I think Brexit is a catalyst, that has forced people to consider how they need to improve their manufacturing processes. Because it’s a race now: all the other countries in Europe and the rest of the world that do automate will have fixed costs, so we need to do the same – at the same rate – to be able to say that we’re competitive on the world stage. But the feedback we’ve had is that automation is starting to be implemented more and more, particularly due to COVID-19, as cobots can be used to provide socially distanced production lines.
Finally, how do you think cobots will evolve and develop over the next few years?
There are some exciting developments with new products that are going into our UR+ scheme. All the devices are plug-and-play compatible, so you can put them into the robot, and when you move them from machine to machine, they automatically understand their environment and load their settings. That’s quite exciting because, although you can move robots around the factory now, you still need to program them according to their environment.
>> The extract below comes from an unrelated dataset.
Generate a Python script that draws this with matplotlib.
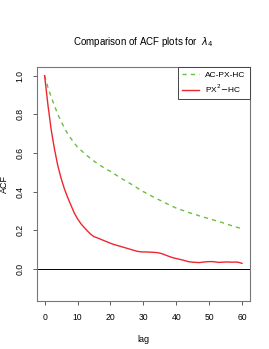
import matplotlib
matplotlib.use("Agg")
import matplotlib.pyplot as plt

plt.rcParams['font.family'] = ['Liberation Sans', 'DejaVu Sans']

lags = list(range(61))
acf_ac_px_hc = [1.0, 0.94, 0.89, 0.845, 0.80, 0.765, 0.73, 0.70, 0.675, 0.652,
                0.63, 0.615, 0.60, 0.585, 0.571, 0.558, 0.546, 0.535, 0.524, 0.514,
                0.505, 0.494, 0.483, 0.472, 0.462, 0.452, 0.442, 0.432, 0.421, 0.41,
                0.40, 0.391, 0.382, 0.373, 0.364, 0.356, 0.348, 0.339, 0.331, 0.323,
                0.315, 0.309, 0.303, 0.297, 0.291, 0.286, 0.281, 0.275, 0.27, 0.265,
                0.26, 0.255, 0.25, 0.245, 0.24, 0.234, 0.229, 0.223, 0.218, 0.213,
                0.207]
acf_px2_hc = [1.0, 0.85, 0.72, 0.62, 0.535, 0.47, 0.415, 0.37, 0.33, 0.29,
              0.26, 0.235, 0.215, 0.197, 0.18, 0.167, 0.161, 0.154, 0.147, 0.14,
              0.133, 0.127, 0.122, 0.117, 0.112, 0.107, 0.102, 0.097, 0.092, 0.089,
              0.088, 0.088, 0.087, 0.086, 0.085, 0.082, 0.077, 0.07, 0.064, 0.058,
              0.054, 0.05, 0.046, 0.041, 0.037, 0.035, 0.034, 0.033, 0.035, 0.037,
              0.038, 0.038, 0.036, 0.034, 0.035, 0.036, 0.036, 0.035, 0.036, 0.034,
              0.029]
x_ticks = [0, 10, 20, 30, 40, 50, 60]
y_ticks = [0.0, 0.2, 0.4, 0.6, 0.8, 1.0]

fig = plt.figure(figsize=(2.69, 3.49), dpi=100)
ax = fig.add_axes([0.1365, 0.138, 0.7925, 0.67])

ax.plot(lags, acf_ac_px_hc, color='#6abf40', lw=1.0, ls=(0, (3, 3)), label='AC-PX-HC')
ax.plot(lags, acf_px2_hc, color='#f0262e', lw=1.0, label=r'PX$^2$$-$HC')
ax.axhline(0, color='black', lw=0.7)

ax.set_xlim(-2.4, 62.4)
ax.set_ylim(-0.165, 1.045)
ax.set_xticks(x_ticks)
ax.set_yticks(y_ticks)
ax.set_yticklabels([f"{v:.1f}" for v in y_ticks], rotation=90, va='center')
ax.tick_params(labelsize=6.2, length=3, width=0.6, color='#444444', pad=6)

for s in ax.spines.values():
    s.set_color('#777777')
    s.set_linewidth(0.8)

ax.set_title(r'Comparison of ACF plots for  $\lambda_4$', fontsize=7, pad=16)
ax.set_xlabel('lag', fontsize=6.5)
ax.set_ylabel('ACF', fontsize=6.5)
ax.xaxis.set_label_coords(0.5, -0.148)
ax.yaxis.set_label_coords(-0.132, 0.5)

leg = ax.legend(loc='upper right', fontsize=6, fancybox=False, framealpha=1,
                edgecolor='#444444', borderaxespad=0, handlelength=2.0,
                borderpad=0.5, labelspacing=0.4)
leg.get_frame().set_linewidth(0.7)

fig.savefig('out.png', dpi=100)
One of the things we’re seeing is our 6-axis robot arm being mounted on the back of a guided vehicle. Currently, if, for example, you’re attending processes in a laboratory, you have to employ a lab technician to take samples out of one process and put them into another, wait four hours, put them into another process, and so on. Now, we can have a completely mobile lab assistant where a robot on a guided vehicle takes the samples out of the machines. This means that you can shorten the time scale of diagnostic checks, for example, so that’s a really exciting area that is expanding in the UK.
Therefore, much like computers, we’re continually developing cobots, giving them more features and making them easier and easier to use.